Quando garoto, Allen costuma dizer hoje que se preocupava com três temas: beisebol, mágica e assassinato. “A questão do assassinato sempre me interessou”, relembrou, em uma entrevista coletiva, no Festival de Cannes deste ano, quando Irrational Man estreou fora de competição. “É um assunto que está inscrito no grande drama humano; dos gregos a Shakespeare.”

O professor que antes se apresentava como paladino da racionalidade, por força da própria atividade profissional, se torna o homem irracional de Woody Allen. Ele vive também histórias paralelas e se envolve com duas namoradas – Jill e Rita. A aluna brilhante e aparentemente descolada (Emma Stone), ancorada na racionalidade, e a colega madura, professora casada, insatisfeita e sensual (Parker Posey). Quando o destino se inclina para o lado adverso ao professor Lucas, é a garota (racional) quem se apresenta conservadora – ou moralista? A professora Rita assume o símbolo da paixão irracional. É quem parece estar pronta para a grande aventura da vida mesmo que no limite da amoralidade.

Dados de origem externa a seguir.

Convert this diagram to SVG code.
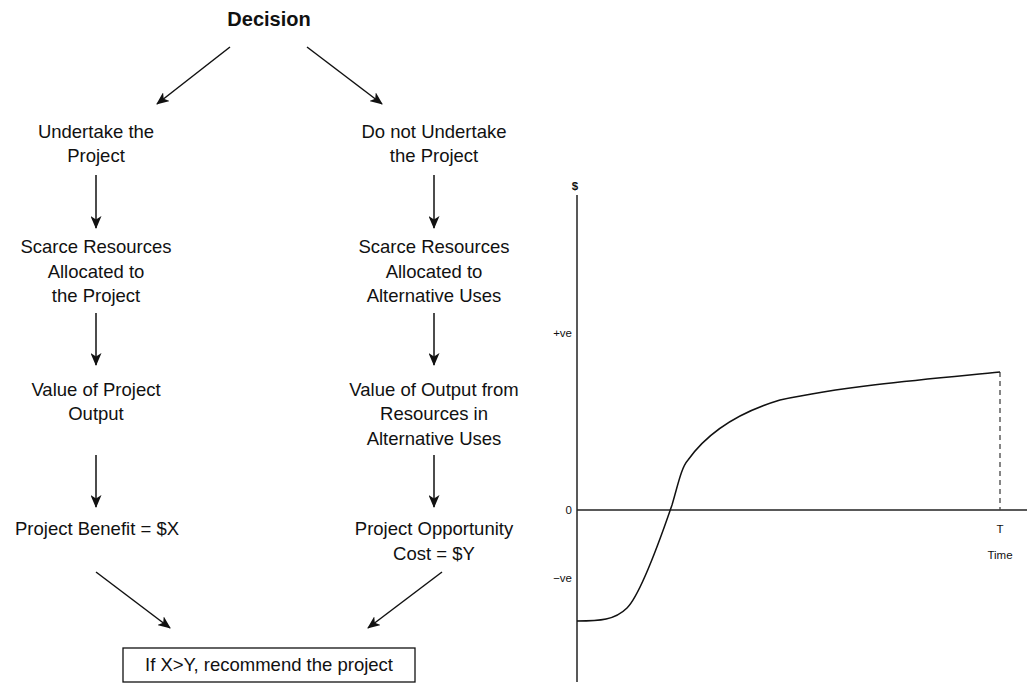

A saga de Abe Lucas é narrada num cenário peculiar – a cidade universitária de Providence, em Rhode Island. Ela funciona como um símbolo da inteligência americana dos tempos em que os EUA ainda exercitavam os músculos para explicitar sua posterior política imperial planetária. Providence conserva a atmosfera dos anos 50. É um cenário com a mesma luz das célebres ilustrações de Norman Rockwell, da vida americana da década dos 40/50, sublinhado no filme pelas lentes e filtros do fotógrafo Darius Khondji. Uma luz avermelhada que pode remeter ao renascimento do dia ou ao crepúsculo que sempre antecede a escuridão da noite.  A Darius se junta Susy Benzinger (figurinos mais cuidados) e a Santo Loquasto, antigo colaborador, mas aqui autor de uma cenografia apurada.

Allen, portanto, insinua que no mundo real não cabem especulações filosóficas – exceção para o pensamento dos existencialistas. Só há espaço para as ideologias e a ação. Os jovens, para ele, neste filme complexo, repleto de chaves de entrada, representariam uma força, porém passiva, e desinformação e ignorância. E os burgueses – isto consta de um  diálogo – , dariam sentido às suas vidas vazias criando intrigas e fofocas. Ou, dizemos nós, assistindo telenovela, batendo panelas e conspirando.

O mundo de Woody Allen de agora ao que parece se livrou das culpas. Mas o acaso – que pode ter o nome de punição – nos espreita atrás de cada esquina.